Devotionals for Daily Living ©
After six days Jesus took with him Peter, James and John the brother of James, and led them up a high mountain by themselves. There he was transfigured before them. His face shone like the sun, and his clothes became as white as the light. Just then there appeared before them Moses and Elijah, talking with Jesus.
Peter said to Jesus, “Lord, it is good for us to be here. If you wish, I will put up three shelters–one for you, one for Moses and one for Elijah.”
While he was still speaking, a bright cloud enveloped them, and a voice from the cloud said, “This is my Son, whom I love; with him I am well pleased. Listen to him!”
When the disciples heard this, they fell facedown to the ground, terrified. But Jesus came and touched them. “Get up,” he said. “Don’t be afraid.” When they looked up, they saw no one except Jesus.
(Matthew 17:1-8 (NIV))
When they looked up, they saw no one except Jesus!
Think about that statement.
Peter, James and John were Jewish. The core of the Jewish faith hinges upon what God did through Moses and Elijah. Peter, James and John were probably awe struck. The men whom God used to lay the foundations of what they had been taught all of their lives were standing supernaturally right in front of them. They wanted to commemorate this moment. They wanted to be able to have a place where they could relive this very moment.

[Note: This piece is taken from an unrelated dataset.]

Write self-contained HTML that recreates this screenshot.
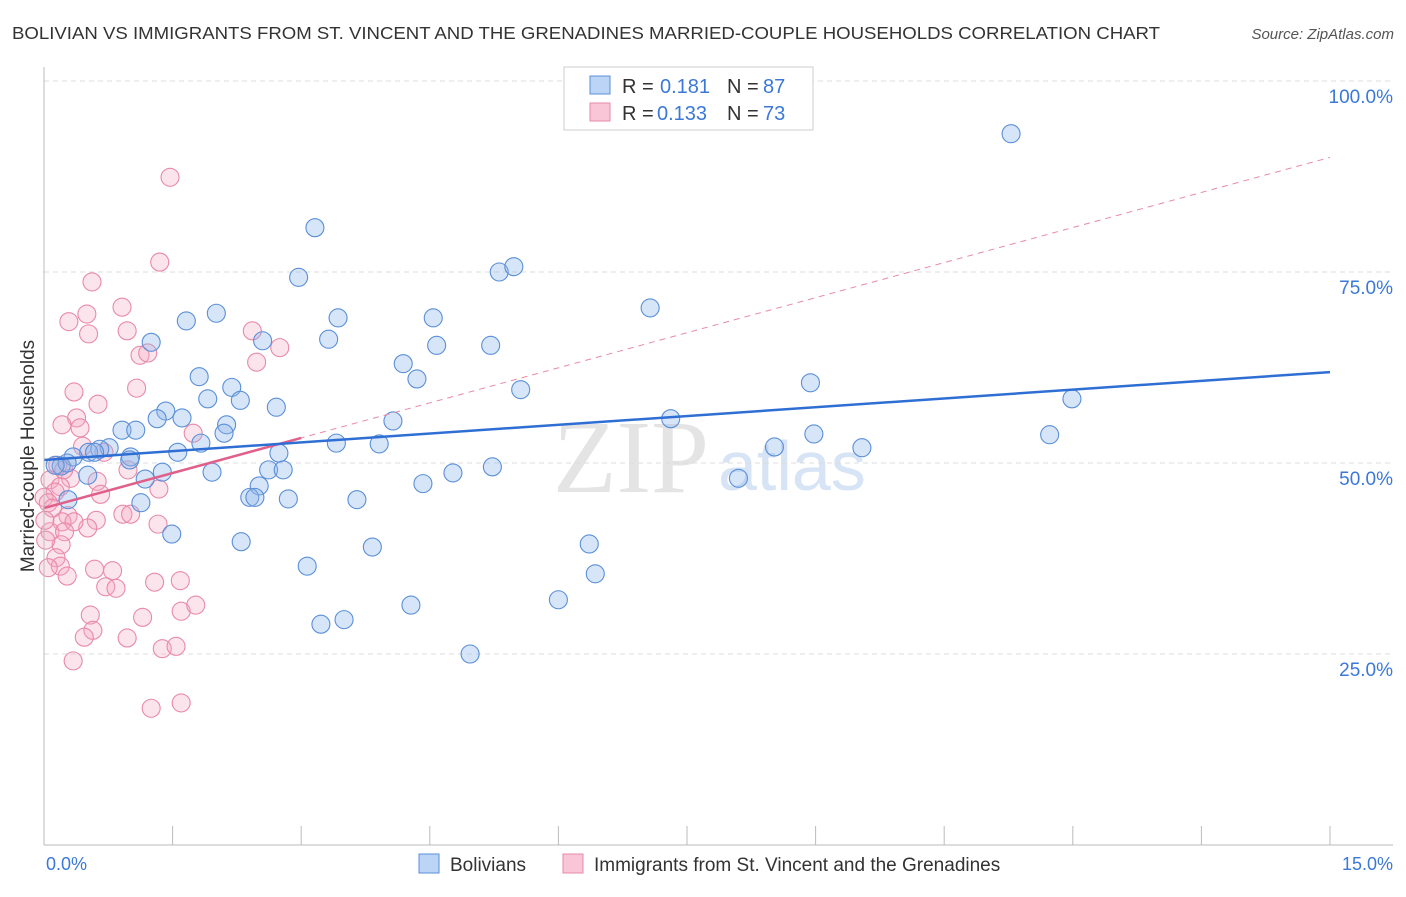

Isn’t it interesting how these three men had spent several years with Jesus and this is the moment that probably made them truly aware of who He was and who He is. I love the symbolism of their faith traditions being overshadowed by Jesus. When they looked up, all that they saw was Jesus. Moses and Elijah were no where to be seen. Traditions can not save you.
Moses can’t offer salvation. Elijah can’t offer salvation. They brought God’s Law and His prophetic Word, but they can not bring salvation. That is available through only one source.
Moses and Elijah were only human. Jesus has a much higher authority as the Son of God. Only Jesus can save.
When you seek grace, mercy and salvation, whom do you see?